** BEGIN INFORMATION SHOWN **

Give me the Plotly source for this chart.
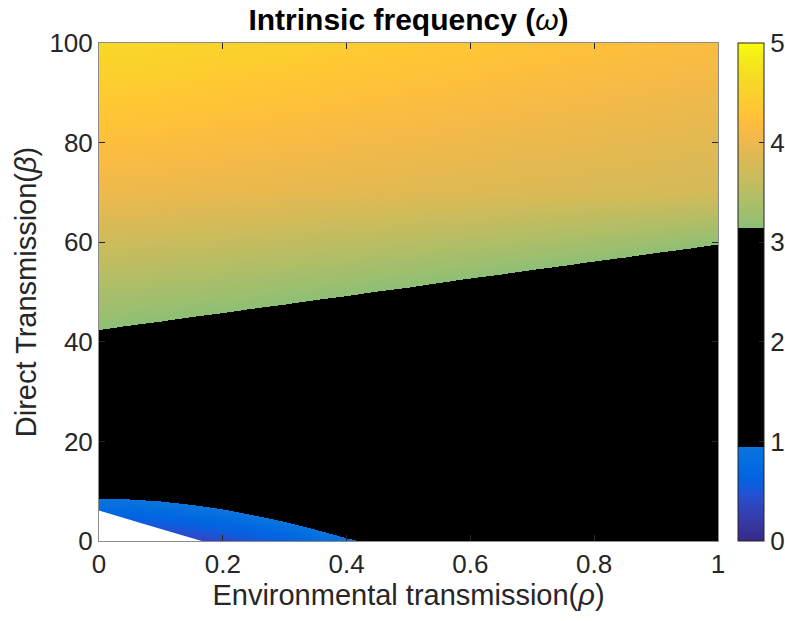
import numpy as np
import plotly.graph_objects as go

# ---------------- data ----------------
rho = [0.00, 0.05, 0.10, 0.15, 0.20, 0.25, 0.30, 0.35, 0.40, 0.45, 0.50,
       0.55, 0.60, 0.65, 0.70, 0.75, 0.80, 0.85, 0.90, 0.95, 1.00]
# beta where the black region meets the coloured upper region (omega ~ 3.14)
beta_green_edge = [42.5, 43.4, 44.2, 45.1, 45.9, 46.8, 47.6, 48.5, 49.3, 50.2, 51.0,
                   51.9, 52.8, 53.6, 54.5, 55.3, 56.2, 57.0, 57.9, 58.7, 59.6]
omega_at_70 = [4.02, 4.01, 4.00, 3.98, 3.97, 3.96, 3.94, 3.93, 3.91, 3.90, 3.89,
               3.87, 3.86, 3.84, 3.83, 3.82, 3.80, 3.79, 3.78, 3.76, 3.75]
omega_top = [4.60, 4.58, 4.56, 4.53, 4.51, 4.49, 4.47, 4.45, 4.42, 4.40, 4.38,
             4.36, 4.34, 4.31, 4.29, 4.27, 4.25, 4.23, 4.20, 4.18, 4.16]
# beta where the blue band meets the black region (omega ~ 0.94); None = no blue
beta_blue_edge = [8.6, 8.4, 8.0, 7.3, 6.4, 5.2, 3.9, 2.3, 0.6, -0.8, None,
                  None, None, None, None, None, None, None, None, None, None]
blue_gradient = 0.085
# omega inside the black region (not visible, any value between the band limits)
omega_black_fill = 2.0
# white (undefined) corner boundary
white_rho = [0.0, 0.0, 0.074, 0.166, 0.0]
white_beta = [0.0, 6.1, 3.35, 0.0, 0.0]
# sample rows in beta
beta_rows = [0, 1, 2, 3, 4, 5, 6, 7, 8, 9, 10, 20, 30, 40, 50, 60, 70, 80, 90, 100]
omega_black_low = 0.94   # colour bar: black band starts
omega_black_high = 3.14  # colour bar: black band ends
cbar_ticks = [0, 1, 2, 3, 4, 5]
x_ticks = [0, 0.2, 0.4, 0.6, 0.8, 1]
x_ticktext = ["0", "0.2", "0.4", "0.6", "0.8", "1"]
y_ticks = [0, 20, 40, 60, 80, 100]

# ---------------- table built from the read values ----------------
z = []
for b in beta_rows:
    row = []
    for j in range(len(rho)):
        g = beta_green_edge[j]
        w70 = omega_at_70[j]
        if b <= 70:
            up = omega_black_high + (b - g) * (w70 - omega_black_high) / (70 - g)
        else:
            up = w70 + (b - 70) * (omega_top[j] - w70) / 30.0
        if b < g:
            up = max(up, omega_black_fill)
        val = up
        if beta_blue_edge[j] is not None:
            bl = omega_black_low + (b - beta_blue_edge[j]) * blue_gradient
            val = min(up, bl)
        row.append(val)
    z.append(row)

# ---------------- parula colormap with black band ----------------
PARULA = [
    [0.2081, 0.1663, 0.5292], [0.2116, 0.1898, 0.5777], [0.2123, 0.2138, 0.6270], [0.2081, 0.2386, 0.6771],
    [0.1959, 0.2645, 0.7279], [0.1707, 0.2919, 0.7792], [0.1253, 0.3242, 0.8303], [0.0591, 0.3598, 0.8683],
    [0.0117, 0.3875, 0.8820], [0.0060, 0.4086, 0.8828], [0.0165, 0.4266, 0.8786], [0.0329, 0.4430, 0.8720],
    [0.0498, 0.4586, 0.8641], [0.0629, 0.4737, 0.8554], [0.0723, 0.4887, 0.8467], [0.0779, 0.5040, 0.8384],
    [0.0793, 0.5200, 0.8312], [0.0749, 0.5375, 0.8263], [0.0641, 0.5570, 0.8240], [0.0488, 0.5772, 0.8228],
    [0.0343, 0.5966, 0.8199], [0.0265, 0.6137, 0.8135], [0.0239, 0.6287, 0.8038], [0.0231, 0.6418, 0.7913],
    [0.0228, 0.6535, 0.7768], [0.0267, 0.6642, 0.7607], [0.0384, 0.6743, 0.7436], [0.0590, 0.6838, 0.7254],
    [0.0843, 0.6928, 0.7062], [0.1133, 0.7015, 0.6859], [0.1453, 0.7098, 0.6646], [0.1801, 0.7177, 0.6424],
    [0.2178, 0.7250, 0.6193], [0.2586, 0.7317, 0.5954], [0.3022, 0.7376, 0.5712], [0.3482, 0.7424, 0.5473],
    [0.3953, 0.7459, 0.5244], [0.4420, 0.7481, 0.5033], [0.4871, 0.7491, 0.4840], [0.5300, 0.7491, 0.4661],
    [0.5709, 0.7485, 0.4494], [0.6099, 0.7473, 0.4337], [0.6473, 0.7456, 0.4188], [0.6834, 0.7435, 0.4044],
    [0.7184, 0.7411, 0.3905], [0.7525, 0.7384, 0.3768], [0.7858, 0.7356, 0.3633], [0.8185, 0.7327, 0.3498],
    [0.8507, 0.7299, 0.3360], [0.8824, 0.7274, 0.3217], [0.9139, 0.7258, 0.3063], [0.9450, 0.7261, 0.2886],
    [0.9739, 0.7314, 0.2666], [0.9938, 0.7455, 0.2403], [0.9990, 0.7653, 0.2164], [0.9955, 0.7861, 0.1967],
    [0.9880, 0.8066, 0.1794], [0.9789, 0.8271, 0.1633], [0.9697, 0.8481, 0.1475], [0.9626, 0.8705, 0.1309],
    [0.9589, 0.8949, 0.1132], [0.9598, 0.9218, 0.0948], [0.9661, 0.9514, 0.0755], [0.9763, 0.9831, 0.0538],
]
P = np.array(PARULA)
pos = np.linspace(0, 1, len(PARULA))


def pcol(t):
    c = [np.interp(t, pos, P[:, k]) for k in range(3)]
    return "rgb(%d,%d,%d)" % tuple(int(round(255 * v)) for v in c)


zmin, zmax = 0, 5
tb = (omega_black_low - zmin) / (zmax - zmin)
tg = (omega_black_high - zmin) / (zmax - zmin)
cs = []
for t in pos:
    if t < tb:
        cs.append([float(t), pcol(t)])
cs.append([tb, pcol(tb)])
cs.append([tb, "rgb(0,0,0)"])
cs.append([tg, "rgb(0,0,0)"])
cs.append([tg, pcol(tg)])
for t in pos:
    if t > tg:
        cs.append([float(t), pcol(t)])

FONT = "Liberation Sans, Arial, Helvetica, sans-serif"
TXT = "#262626"

fig = go.Figure()
fig.add_trace(go.Heatmap(
    x=rho, y=beta_rows, z=z, zmin=zmin, zmax=zmax, zsmooth="best",
    colorscale=cs, hoverinfo="skip",
    colorbar=dict(
        thickness=26, len=1, lenmode="fraction", y=0.5, yanchor="middle", ypad=0,
        x=738 / 785, xref="container", xanchor="left", xpad=0,
        outlinewidth=1, outlinecolor=TXT,
        tickvals=cbar_ticks, ticks="inside", ticklen=5, tickcolor=TXT,
        tickfont=dict(family=FONT, size=26, color=TXT),
    ),
))
fig.add_trace(go.Scatter(
    x=white_rho, y=white_beta, mode="lines", fill="toself",
    fillcolor="white", line=dict(width=0, color="white"), hoverinfo="skip",
    showlegend=False,
))

axis_common = dict(
    showline=True, linecolor="#8c8c8c", linewidth=1, mirror="ticks",
    ticks="inside", ticklen=6, tickwidth=1, tickcolor=TXT,
    showgrid=False, zeroline=False,
    tickfont=dict(family=FONT, size=26, color=TXT),
)
fig.update_layout(
    width=785, height=621,
    margin=dict(l=99, r=67, t=43, b=80),
    paper_bgcolor="white", plot_bgcolor="white",
    showlegend=False,
    title=dict(
        text="<b>Intrinsic frequency (</b><i>ω</i><b>)</b>",
        x=0.5, xref="paper", xanchor="center",
        y=1 - 19 / 621, yref="container", yanchor="middle",
        font=dict(family=FONT, size=30, color="black"),
    ),
    xaxis=dict(
        range=[0, 1], tickvals=x_ticks, ticktext=x_ticktext,
        title=dict(text="Environmental transmission(<i>ρ</i>)", standoff=6,
                   font=dict(family=FONT, size=29, color=TXT)),
        **axis_common,
    ),
    yaxis=dict(
        range=[0, 100], tickvals=y_ticks,
        title=dict(text="Direct Transmission(<i>β</i>)", standoff=4,
                   font=dict(family=FONT, size=29, color=TXT)),
        **axis_common,
    ),
)

fig.write_html("out.html")
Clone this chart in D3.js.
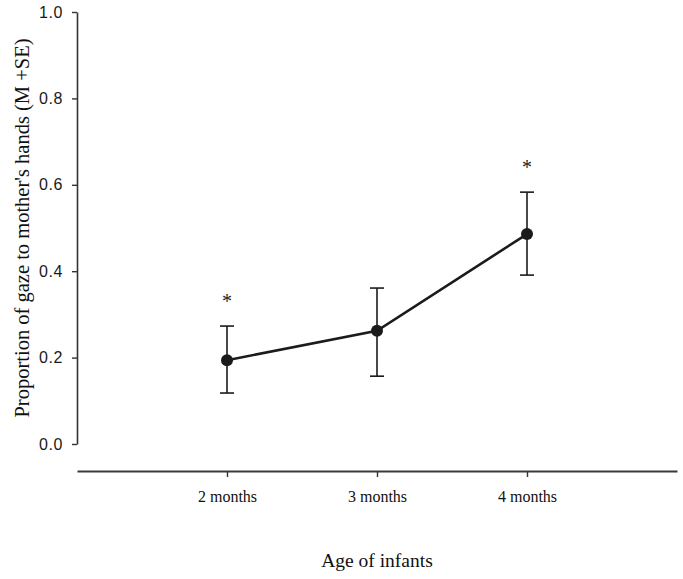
<!DOCTYPE html>
<html>
<head>
<meta charset="utf-8">
<script src="https://cdn.jsdelivr.net/npm/d3@7"></script>
<style>
  html, body { margin: 0; padding: 0; background: #fff; }
  svg { display: block; }
</style>
</head>
<body>
<svg id="chart" width="683" height="579"></svg>
<script>
const categories = ["2 months", "3 months", "4 months"];
const means = [0.194, 0.262, 0.486];
const upper = [0.273, 0.361, 0.583];
const lower = [0.118, 0.157, 0.391];
const significance = ["*", "", "*"];
const yTicks = [0.0, 0.2, 0.4, 0.6, 0.8, 1.0];
const yLabel = "Proportion of gaze to mother's hands (M +SE)";
const xLabel = "Age of infants";

const svg = d3.select("#chart");
const ink = "#1b1b1b";

const x = d3.scalePoint().domain(categories).range([77, 677]).padding(1);
const y = d3.scaleLinear().domain([0, 1]).range([444, 12]);

// Y axis
const yAxis = svg.append("g")
  .attr("transform", "translate(77,0)")
  .call(d3.axisLeft(y).tickValues(yTicks).tickFormat(d3.format(".1f")).tickSize(5).tickSizeOuter(0).tickPadding(9));
yAxis.select(".domain").attr("stroke", "#333").attr("stroke-width", 1.6);
yAxis.selectAll(".tick line").attr("stroke", "#333").attr("stroke-width", 1.4);
yAxis.selectAll(".tick text")
  .attr("font-family", "'Liberation Sans', Arial, sans-serif")
  .attr("font-size", 16).attr("fill", "#1a1a1a").attr("letter-spacing", "0.6px");

// X axis
const xAxis = svg.append("g")
  .attr("transform", "translate(0,471)")
  .call(d3.axisBottom(x).tickSize(6).tickSizeOuter(0).tickPadding(14));
xAxis.select(".domain").attr("stroke", "#3a3a3a").attr("stroke-width", 2.2);
xAxis.selectAll(".tick line").attr("stroke", "#333").attr("stroke-width", 1.4);
xAxis.selectAll(".tick text")
  .attr("font-family", "'Liberation Serif', 'Times New Roman', serif")
  .attr("font-size", 16).attr("fill", "#111");

// Error bars
const capHalf = 7;
const eb = svg.append("g").attr("stroke", ink).attr("stroke-width", 1.6).attr("fill", "none");
categories.forEach((c, i) => {
  const cx = x(c);
  eb.append("line").attr("x1", cx).attr("x2", cx).attr("y1", y(upper[i])).attr("y2", y(lower[i]));
  eb.append("line").attr("x1", cx - capHalf).attr("x2", cx + capHalf).attr("y1", y(upper[i])).attr("y2", y(upper[i]));
  eb.append("line").attr("x1", cx - capHalf).attr("x2", cx + capHalf).attr("y1", y(lower[i])).attr("y2", y(lower[i]));
});

// Line
const line = d3.line().x((d, i) => x(categories[i])).y(d => y(d));
svg.append("path").datum(means)
  .attr("d", line).attr("fill", "none").attr("stroke", ink).attr("stroke-width", 2.6);

// Points
svg.append("g").selectAll("circle").data(means).join("circle")
  .attr("cx", (d, i) => x(categories[i])).attr("cy", d => y(d)).attr("r", 6).attr("fill", ink);

// Significance markers
svg.append("g").selectAll("text").data(significance).join("text")
  .attr("x", (d, i) => x(categories[i]))
  .attr("y", (d, i) => y(upper[i]) - 18)
  .attr("text-anchor", "middle")
  .attr("font-family", "'Liberation Serif', 'Times New Roman', serif")
  .attr("font-size", 20).attr("fill", ink)
  .text(d => d);

// Axis titles
svg.append("text")
  .attr("transform", "translate(22,228) rotate(-90)")
  .attr("text-anchor", "middle").attr("dominant-baseline", "central")
  .attr("font-family", "'Liberation Serif', 'Times New Roman', serif")
  .attr("font-size", 20.5).attr("fill", "#111")
  .text(yLabel);

svg.append("text")
  .attr("x", 377).attr("y", 567)
  .attr("text-anchor", "middle")
  .attr("font-family", "'Liberation Serif', 'Times New Roman', serif")
  .attr("font-size", 19.5).attr("fill", "#111")
  .text(xLabel);
</script>
</body>
</html>
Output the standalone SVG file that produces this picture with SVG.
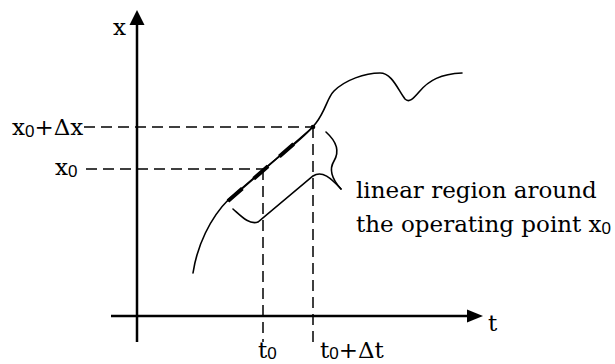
<svg xmlns="http://www.w3.org/2000/svg" width="615" height="364" viewBox="0 0 615 364">
<style>
.t{font-family:"DejaVu Serif","Liberation Serif",serif;font-size:23px;fill:#000}
.s{font-family:"Liberation Sans",Arial,sans-serif;font-size:17px}
.ax{stroke:#000;stroke-width:2.5;fill:none}
.d{stroke:#000;stroke-width:1.5;fill:none;stroke-dasharray:11 6}
.c{stroke:#000;stroke-width:1.6;fill:none;stroke-linecap:round}
</style>
<rect width="615" height="364" fill="#fff"/>
<g id="axes">
<line class="ax" x1="137" y1="342" x2="137" y2="22"/>
<polygon points="137,10 129.5,25 144.5,25" fill="#000"/>
<line class="ax" x1="111" y1="316" x2="469" y2="316"/>
<polygon points="483,316 467,309.5 467,322.5" fill="#000"/>
</g>
<g id="guides">
<line class="d" x1="84" y1="127" x2="313" y2="127"/>
<line class="d" x1="86" y1="169" x2="263" y2="169"/>
<line class="d" x1="263" y1="169" x2="263" y2="342"/>
<line class="d" x1="313" y1="127" x2="313" y2="342"/>
</g>
<g id="curve">
<path class="c" d="M193,273 C197,246 210,218 229,199 C245,186 260,172 276,159 C292,146 306,136 316,123 C326,110 327,98 334,91 C345,80 365,73 380,73 C392,73 398,90 405,99 C409,103 413,99 419,92 C429,80 441,74 462,73"/>
</g>
<g id="tangent">
<line class="c" x1="228" y1="201" x2="313" y2="127"/>
<line x1="228" y1="201" x2="304" y2="135" stroke="#000" stroke-width="4" stroke-dasharray="19 15"/>
<circle cx="313" cy="127" r="2.3" fill="#000"/>
</g>
<g id="region">
<path class="c" d="M233,209 C241,216 249,225 258,222 L313,176 C322,170 331,178 341,189"/>
<path class="c" d="M326,132 C336,141 340,151 334,161 C329,169 331,178 341,189"/>
</g>
<g id="labels">
<text class="t" x="113" y="35">x</text>
<text class="t" x="12" y="135">x<tspan class="s" dy="2">0</tspan><tspan dy="-2">+Δx</tspan></text>
<text class="t" x="55" y="175">x<tspan class="s" dy="2">0</tspan></text>
<text class="t" x="356" y="198">linear region around</text>
<text class="t" x="356" y="232">the operating point x<tspan class="s" dy="2">0</tspan></text>
<text class="t" x="488" y="331">t</text>
<text class="t" x="258" y="358">t<tspan class="s" dy="1">0</tspan></text>
<text class="t" x="320" y="358">t<tspan class="s" dy="1">0</tspan><tspan dy="-1">+Δt</tspan></text>
</g>
</svg>
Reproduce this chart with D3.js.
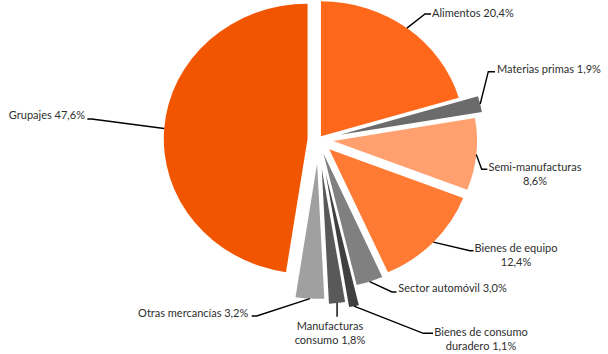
<!DOCTYPE html>
<html>
<head>
<meta charset="utf-8">
<script src="https://cdn.jsdelivr.net/npm/d3@7"></script>
<style>
  html, body { margin: 0; padding: 0; background: #fff; }
  svg { display: block; }
  text { font-family: Lato, "Open Sans", sans-serif; font-size: 11px; fill: #2e2e2e; }
</style>
</head>
<body>
<svg id="chart" width="608" height="354"></svg>
<script>
// ---- data ----
const categories = ["Alimentos", "Materias primas", "Semi-manufacturas", "Bienes de equipo",
  "Sector automóvil", "Bienes de consumo duradero", "Manufacturas consumo", "Otras mercancías", "Grupajes"];
const values = [20.4, 1.9, 8.6, 12.4, 3.0, 1.1, 1.8, 3.2, 47.6];
const labelLines = [["Alimentos 20,4%"], ["Materias primas 1,9%"], ["Semi-manufacturas", "8,6%"],
  ["Bienes de equipo", "12,4%"], ["Sector automóvil 3,0%"], ["Bienes de consumo", "duradero 1,1%"],
  ["Manufacturas", "consumo 1,8%"], ["Otras mercancías 3,2%"], ["Grupajes 47,6%"]];

// ---- styles / layout ----
const colors = ["#FF671A", "#6B6B6B", "#FFA06E", "#FF7A33", "#808080", "#404040", "#595959", "#A0A0A0", "#F25500"];
const explode = [4, 21, 14, 14, 15, 35, 29.5, 24.4, 10.2];
const cx = 318.4, cy = 139.5, R = 135, sx = 1.065;
// label layout: text position, anchor, leader elbow points (after the computed start on the slice)
const labelLayout = [
  { x: 432, y: 12.5, anchor: "start", pts: [[425, 14], [431, 14]] },
  { x: 497, y: 69, anchor: "start", pts: [[488.3, 71.7], [495, 71.7]] },
  { x: 535, y: 166.7, anchor: "middle", pts: [[481.7, 169.3], [487.3, 169.3]] },
  { x: 516, y: 247.7, anchor: "middle", pts: [[470, 250.7], [473.5, 250.7]] },
  { x: 398.3, y: 288.3, anchor: "start", pts: [[392, 292], [396.5, 292]] },
  { x: 481, y: 331.7, anchor: "middle", pts: [[423.3, 333.3], [433, 333.3]] },
  { x: 330, y: 325.7, anchor: "middle", pts: [["v", 316.7]] },
  { x: 248.3, y: 313.3, anchor: "end", pts: [[256.7, 316], [251.7, 316]] },
  { x: 85, y: 115, anchor: "end", pts: [[91.7, 119], [87.3, 119]] }
];

const svg = d3.select("#chart");
const pie = d3.pie().sort(null).value(d => d)(values);
const arc = d3.arc().innerRadius(0).outerRadius(R);

const g = svg.append("g").attr("transform", `translate(${cx},${cy}) scale(${sx},1)`);

pie.forEach((p, i) => {
  const mid = (p.startAngle + p.endAngle) / 2;
  const ox = Math.sin(mid) * explode[i], oy = -Math.cos(mid) * explode[i];
  g.append("path")
    .attr("d", arc(p))
    .attr("transform", `translate(${ox},${oy})`)
    .attr("fill", colors[i]);
});

// leader lines and labels
const lineGen = d3.line();
pie.forEach((p, i) => {
  const mid = (p.startAngle + p.endAngle) / 2;
  const d = explode[i];
  const sxp = cx + sx * Math.sin(mid) * (d + R);
  const syp = cy - Math.cos(mid) * (d + R);
  const L = labelLayout[i];
  const pts = [[sxp, syp]];
  L.pts.forEach(q => { if (q[0] === "v") pts.push([sxp, q[1]]); else pts.push(q); });
  svg.append("path").attr("d", lineGen(pts)).attr("fill", "none")
    .attr("stroke", "#000").attr("stroke-width", 1.4);
  const t = svg.append("text").attr("text-anchor", L.anchor);
  labelLines[i].forEach((s, k) => {
    t.append("tspan").attr("x", L.x).attr("y", L.y + k * 14 + 4).text(s);
  });
});
</script>
</body>
</html>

** END INFORMATION SHOWN **

■ PROBLEM TO WORK ON
Look at the listing and set down only the lines from its start through the line with "import plotly.graph_objects as go", word for word and without pictures.

■ PROBLEM SOLUTION
Give me the Plotly source for this chart.
import numpy as np
import plotly.graph_objects as go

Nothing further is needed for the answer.